In the life of the Vine there are winters and summers. The winters are usually long and the summer delays in arriving. The winters are sterile, silent and cold. They are so long compared with the spring that announces the summer! In those winters, the vine branches feel as if nothing were happening, that everything is a loss of time. Or that perhaps summer will never come.

To avoid this bitter experience, we like to break the cycles of life. We like to release ourselves from winters. We like to harvest without having first sowed, or to sow little and to harvest much. This is a problem.

To remain is to wait with patience. In 15:2 it says that the pruning of the branch will allow it to produce more fruit; but remaining in the vine, will help it even more, because thanks to that it will be able to produce much fruit (15:5).

Separate

–If anyone does not remain in me he is like a branch that is thrown away and withers; such branches are picked up, thrown into the fire and burned. (15:6).

How is a Christian -who loves the Lord and does want to please him – separated from the vine? Naturally, un-confessed sins are the first reason for the separation between a Christian and their Lord. But this is not the case here. There is a reason here which has not been sufficiently considered and that we must attend to.

To understand it, Paul comes to our help. Speaking to the Galatians, he says: –You who are trying to be justified by the law have been alienated from Christ; you have fallen away from grace. (Galatians 5:4).

Paul teaches here that those that are justified by the law are alienated (or separated) from Christ. What is it to be justified by the law? Is it to keep the Law of Moses? Not necessarily. If this were so, it would not be a concern for us.

To be justified by the law is something subtler, and something to which we are all exposed, even in these times of grace.

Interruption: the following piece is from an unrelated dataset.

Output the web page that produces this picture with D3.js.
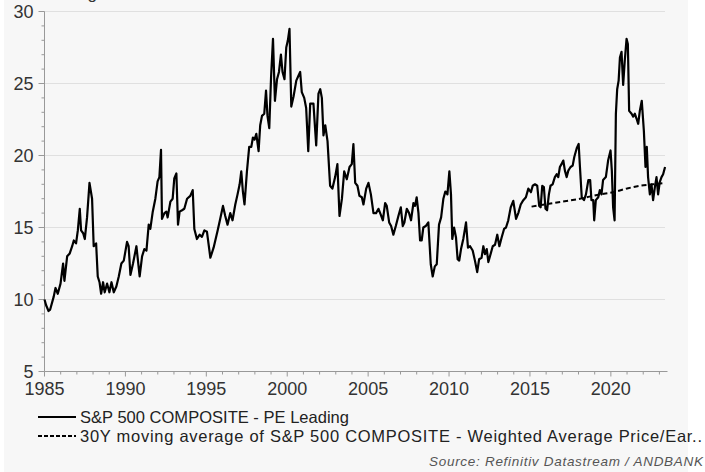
<!DOCTYPE html>
<html>
<head>
<meta charset="utf-8">
<script src="https://cdn.jsdelivr.net/npm/d3@7"></script>
<style>
  body { margin: 0; background: #ffffff; }
  svg { display: block; font-family: "Liberation Sans", Arial, sans-serif; }
</style>
</head>
<body>
<script>
/*
 * S&P 500 forward PE with its 30Y moving average
 */

// decimal year of each reading
var peDates = [
  1985.00, 1985.10, 1985.25, 1985.35, 1985.57, 1985.68, 1985.82, 1985.99,
  1986.15, 1986.23, 1986.40, 1986.56, 1986.71, 1986.81, 1986.95,
  1987.06, 1987.18, 1987.26, 1987.39, 1987.49, 1987.63, 1987.78, 1987.94,
  1988.04, 1988.19, 1988.29, 1988.40, 1988.50, 1988.62, 1988.72, 1988.87,
  1989.01, 1989.14, 1989.28, 1989.44, 1989.59, 1989.75, 1989.90,
  1990.10, 1990.20, 1990.31, 1990.47, 1990.68, 1990.88,
  1991.03, 1991.17, 1991.30, 1991.44, 1991.54, 1991.69, 1991.85, 1991.99,
  1992.10, 1992.20, 1992.26, 1992.41, 1992.53, 1992.61, 1992.78, 1992.92,
  1993.02, 1993.15, 1993.25, 1993.35, 1993.50, 1993.64, 1993.81,
  1994.01, 1994.16, 1994.26, 1994.42, 1994.59, 1994.73, 1994.88,
  1995.04, 1995.25, 1995.45, 1995.70, 1995.86,
  1996.03, 1996.17, 1996.31, 1996.48, 1996.62, 1996.79, 1996.93,
  1997.06, 1997.16, 1997.26, 1997.36, 1997.51, 1997.65, 1997.78, 1997.88, 1997.98,
  1998.09, 1998.23, 1998.33, 1998.44, 1998.58, 1998.69, 1998.78, 1998.89,
  1999.00, 1999.12, 1999.24, 1999.37, 1999.49, 1999.61, 1999.71, 1999.83, 1999.94,
  2000.04, 2000.14, 2000.25, 2000.39, 2000.56, 2000.68, 2000.80, 2000.90,
  2001.05, 2001.17, 2001.30, 2001.42, 2001.62, 2001.79, 2001.93,
  2002.04, 2002.14, 2002.24, 2002.35, 2002.49, 2002.65, 2002.79, 2002.96,
  2003.10, 2003.23, 2003.38, 2003.52, 2003.68, 2003.85, 2003.99,
  2004.09, 2004.20, 2004.34, 2004.46, 2004.61, 2004.71, 2004.88,
  2005.02, 2005.17, 2005.33, 2005.49, 2005.64, 2005.78, 2005.91,
  2006.05, 2006.15, 2006.30, 2006.42, 2006.56, 2006.71, 2006.87,
  2007.02, 2007.14, 2007.24, 2007.39, 2007.53, 2007.65, 2007.80, 2007.90,
  2008.00, 2008.11, 2008.21, 2008.31, 2008.41, 2008.56, 2008.72, 2008.87, 2008.99,
  2009.12, 2009.24, 2009.38, 2009.51, 2009.65, 2009.77, 2009.90,
  2010.02, 2010.12, 2010.20, 2010.31, 2010.43, 2010.53, 2010.63, 2010.74, 2010.88,
  2011.05, 2011.17, 2011.30, 2011.46, 2011.60, 2011.74, 2011.86,
  2012.01, 2012.12, 2012.22, 2012.33, 2012.43, 2012.53, 2012.70, 2012.84, 2012.98,
  2013.11, 2013.25, 2013.40, 2013.52, 2013.66, 2013.81, 2013.97,
  2014.14, 2014.28, 2014.43, 2014.59, 2014.75, 2014.90,
  2015.06, 2015.17, 2015.31, 2015.45, 2015.57, 2015.66, 2015.76, 2015.86, 2015.96,
  2016.06, 2016.17, 2016.27, 2016.40, 2016.54, 2016.65, 2016.75, 2016.85, 2016.95,
  2017.06, 2017.16, 2017.27, 2017.37, 2017.51, 2017.64, 2017.74, 2017.89,
  2018.01, 2018.09, 2018.20, 2018.34, 2018.46, 2018.61, 2018.72, 2018.80, 2018.91, 2018.97,
  2019.07, 2019.22, 2019.32, 2019.42, 2019.52, 2019.69, 2019.83, 2019.98,
  2020.06, 2020.14, 2020.23, 2020.31, 2020.39, 2020.48, 2020.56, 2020.66, 2020.76, 2020.86, 2020.97,
  2021.05, 2021.13, 2021.28, 2021.38, 2021.48, 2021.59, 2021.69, 2021.79, 2021.91,
  2022.04, 2022.14, 2022.22, 2022.30, 2022.41, 2022.51, 2022.61, 2022.72, 2022.82, 2022.92,
  2023.02, 2023.13, 2023.23, 2023.35
];

var peValues = [
  10.0, 9.6, 9.2, 9.3, 10.2, 10.8, 10.4, 11.1,
  12.5, 11.3, 13.0, 13.2, 13.7, 14.1, 13.9,
  14.8, 16.3, 14.8, 14.6, 14.2, 15.7, 18.1, 17.0,
  13.7, 13.9, 11.6, 11.2, 10.4, 11.2, 10.5, 11.1,
  10.5, 11.2, 10.5, 10.9, 11.6, 12.5, 12.7,
  14.0, 13.7, 11.7, 12.5, 13.7, 11.6,
  13.0, 13.5, 13.4, 15.2, 14.9, 16.1, 17.0, 18.2,
  18.5, 20.4, 15.6, 16.0, 16.1, 15.7, 16.8, 17.0,
  18.4, 18.75, 15.2, 16.1, 16.2, 16.3, 17.0,
  17.2, 17.6, 14.9, 14.2, 14.5, 14.35, 14.8,
  14.7, 12.9, 13.6, 14.8, 15.6,
  16.5, 15.8, 15.2, 16.0, 15.5, 16.6, 17.3,
  18.0, 18.9, 17.5, 16.6, 18.9, 20.6, 20.6, 21.25, 21.1,
  21.5, 20.3, 22.1, 22.75, 22.9, 24.5, 22.75, 21.9,
  25.4, 28.1, 23.8, 25.3, 25.8, 27.0, 25.8, 25.3, 27.5,
  28.0, 28.8, 23.4, 24.1, 25.2, 25.5, 25.8, 24.4,
  24.0, 23.3, 20.3, 23.6, 23.6, 20.7, 24.3,
  24.6, 24.0, 21.4, 22.1, 21.0, 17.9, 17.7, 18.5,
  19.4, 15.8, 17.0, 18.9, 18.35, 19.2, 19.4,
  20.8, 18.1, 17.9, 17.2, 17.1, 16.6, 17.7,
  18.1, 17.3, 16.0, 16.0, 16.3, 15.9, 15.5,
  16.7, 16.5, 15.35, 15.1, 14.5, 15.1, 15.8,
  16.4, 15.1, 15.35, 16.3, 16.0, 15.5, 16.7, 16.5,
  17.1, 16.0, 14.1, 14.1, 15.0, 15.1, 15.35, 12.45, 11.6,
  12.3, 12.45, 15.2, 15.7, 17.0, 17.5, 17.3,
  18.9, 17.3, 14.2, 15.0, 14.3, 12.8, 12.7, 13.5, 14.2,
  15.35, 13.6, 13.7, 13.4, 12.7, 11.9, 12.8,
  12.9, 13.7, 13.15, 13.5, 12.6, 13.0, 13.7, 13.8, 14.5,
  13.7, 14.3, 14.9, 15.0, 15.5, 16.4, 16.85,
  15.6, 16.0, 16.6, 16.9, 17.1, 17.7,
  17.45, 17.9, 18.0, 17.9, 16.5, 16.4, 17.9, 17.8, 16.3,
  16.2, 17.3, 17.9, 18.0, 18.5, 18.7, 18.5, 19.2, 19.4,
  19.65, 18.95, 18.5, 18.95, 19.2, 19.3, 19.9, 20.5,
  20.8, 19.2, 17.1, 16.9, 17.3, 18.3, 18.3, 16.9, 16.9, 15.5,
  16.9, 17.1, 17.6, 17.3, 18.3, 18.5, 19.65, 20.35,
  18.95, 16.4, 15.5, 22.9, 24.6, 25.2, 26.8, 27.2, 24.9, 26.6, 28.1,
  27.75, 23.1, 22.9, 22.7, 22.9, 22.55, 22.2, 23.1, 23.8,
  21.7, 19.2, 20.6, 18.5, 17.3, 18.0, 16.9, 17.8, 18.5, 17.3,
  18.15, 18.5, 18.7, 19.2
];

// 30Y moving average (dashed)
var maDates = [2015.10, 2016.44, 2018.09, 2019.32, 2020.14, 2020.97, 2021.79, 2022.61, 2023.35];
var maValues = [16.45, 16.7, 17.0, 17.3, 17.45, 17.7, 17.9, 18.0, 18.1];

var yTicks = [5, 10, 15, 20, 25, 30];
var xTicks = [1985, 1990, 1995, 2000, 2005, 2010, 2015, 2020];

var legendLabels = [
  "S&P 500 COMPOSITE - PE Leading",
  "30Y moving average of S&P 500 COMPOSITE - Weighted Average Price/Ear.."
];
var sourceText = "Source: Refinitiv Datastream / ANDBANK";

function drawChart() {
    var width = 705,
        height = 472;

    var svg = d3.select("body").append("svg")
        .attr("width", width)
        .attr("height", height);

    // grey panel
    svg.append("rect")
        .attr("x", 4).attr("y", 0)
        .attr("width", 684).attr("height", height)
        .attr("fill", "#f7f7f7");

    var x = d3.scaleLinear().domain([1985, 2023.5]).range([44.5, 667.5]);
    var y = d3.scaleLinear().domain([5, 30]).range([371.5, 11.5]);

    // cut-off title at the very top
    svg.append("text")
        .attr("x", 97).attr("y", -1)
        .attr("text-anchor", "end")
        .attr("font-size", 17)
        .attr("fill", "#333")
        .text("PE Leading");

    // dotted grid lines
    svg.append("g")
        .selectAll("line")
        .data(yTicks.filter(function(d) { return d > 5; }))
        .enter().append("line")
        .attr("x1", x(1985)).attr("x2", 665)
        .attr("y1", function(d) { return y(d); })
        .attr("y2", function(d) { return y(d); })
        .attr("stroke", "#c8c8c8")
        .attr("stroke-width", 1)
        .attr("stroke-dasharray", "1,1");

    // y axis with minor ticks
    var yMinor = d3.range(5, 31, 1);
    var yAxis = svg.append("g")
        .attr("transform", "translate(" + x(1985) + ",0)");
    yAxis.append("line")
        .attr("y1", y(30)).attr("y2", y(5))
        .attr("stroke", "#999");
    yAxis.selectAll("line.minor")
        .data(yMinor)
        .enter().append("line")
        .attr("class", "minor")
        .attr("x1", function(d) { return d % 5 == 0 ? -6 : -3; })
        .attr("x2", 0)
        .attr("y1", function(d) { return y(d); })
        .attr("y2", function(d) { return y(d); })
        .attr("stroke", "#999");
    yAxis.selectAll("text")
        .data(yTicks)
        .enter().append("text")
        .attr("x", -11)
        .attr("y", function(d) { return y(d); })
        .attr("dy", "0.35em")
        .attr("text-anchor", "end")
        .attr("font-size", 18)
        .attr("fill", "#333")
        .text(function(d) { return d; });

    // x axis with yearly ticks
    var xMinor = d3.range(1985, 2024, 1);
    var xAxis = svg.append("g")
        .attr("transform", "translate(0," + y(5) + ")");
    xAxis.append("line")
        .attr("x1", x(1985)).attr("x2", x(2023.5))
        .attr("stroke", "#999");
    xAxis.selectAll("line.minor")
        .data(xMinor)
        .enter().append("line")
        .attr("class", "minor")
        .attr("x1", function(d) { return x(d); })
        .attr("x2", function(d) { return x(d); })
        .attr("y1", 0)
        .attr("y2", function(d) { return d % 5 == 0 ? 5 : 3; })
        .attr("stroke", "#999");
    xAxis.selectAll("text")
        .data(xTicks)
        .enter().append("text")
        .attr("x", function(d) { return x(d); })
        .attr("y", 23)
        .attr("text-anchor", "middle")
        .attr("font-size", 18)
        .attr("fill", "#333")
        .text(function(d) { return d; });

    // series
    var peData = peDates.map(function(d, i) { return [d, peValues[i]]; });
    var maData = maDates.map(function(d, i) { return [d, maValues[i]]; });

    var line = d3.line()
        .x(function(d) { return x(d[0]); })
        .y(function(d) { return y(d[1]); });

    svg.append("path")
        .datum(maData)
        .attr("d", line.curve(d3.curveMonotoneX))
        .attr("fill", "none")
        .attr("stroke", "#000")
        .attr("stroke-width", 2)
        .attr("stroke-dasharray", "5,3");

    svg.append("path")
        .datum(peData)
        .attr("d", line.curve(d3.curveLinear))
        .attr("fill", "none")
        .attr("stroke", "#000")
        .attr("stroke-width", 2.2)
        .attr("stroke-linejoin", "round");

    // legend, widths stretched to match the original rendering
    var legendWidths = [269, 622];
    var legend = svg.append("g");
    legendLabels.forEach(function(label, i) {
        var ly = 417 + i * 19;
        legend.append("line")
            .attr("x1", 38).attr("x2", 76)
            .attr("y1", ly).attr("y2", ly)
            .attr("stroke", "#000")
            .attr("stroke-width", 2)
            .attr("stroke-dasharray", i == 0 ? null : "4,2");
        legend.append("text")
            .attr("x", 80).attr("y", ly)
            .attr("dy", "0.35em")
            .attr("font-size", 16.5)
            .attr("fill", "#222")
            .attr("textLength", legendWidths[i])
            .attr("lengthAdjust", "spacing")
            .text(label);
    });

    svg.append("text")
        .attr("x", 703).attr("y", 466)
        .attr("text-anchor", "end")
        .attr("font-size", 13.5)
        .attr("font-style", "italic")
        .attr("fill", "#555")
        .attr("textLength", 274)
        .attr("lengthAdjust", "spacing")
        .text(sourceText);
}

drawChart();
</script>
</body>
</html>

To be justified by the law is to fall from grace into works of the flesh. It is to create or to adopt a system of works that, to our point of view, makes us righteous or makes us acceptable before God.

To separate from Christ is to stop placing all our trust in him, and to put it in ourselves, or in something apart from us, but which is not Christ.

For example, if you trust what you pray, or in what you fast; if you trust in your knowledge of the Scriptures, or in the fact of knowing Greek or Hebrew; if you trust in having studied in the best Seminary; if you trust in your behavior as clean, in that you have never grossly sinned; if you trust in your good upbringing, in your character, in your behavior, in your friendships, or in your contacts, then you have fallen from grace into your own works of righteousness, and Christ cannot use you for anything.

Every time that you lean on something that is not Christ, you separate yourself a little further from Him.

The world and the devil permanently tell you: –You can!

But Lord Jesus tells you: –Apart from me, you can do no good thing.

The devil will present you with many occasions so that you can say: –Finally, here there is something that I can do alone, without Christ's help.

If you do this, and that act transforms itself -to your disgrace - into a habit, you are lost as a servant of God.

The devil will want you to seek your own resources. He will cite you the Scriptures, (probably mentioning a beautiful and misunderstood verse such as Philippians 4:13); and if you don't have a clear idea how fateful it is for you and your work to trust in yourself, you will fall into it: then you will have followed the devil’s game and you will have lost the secret of your strength.

May the Lord allow us to remain still, trusting Christ fully, in all things, Amen.

(1) See Matthew 17:4, Mark 10:37, Matthew 26:33, Luke 9:54, 57, 61.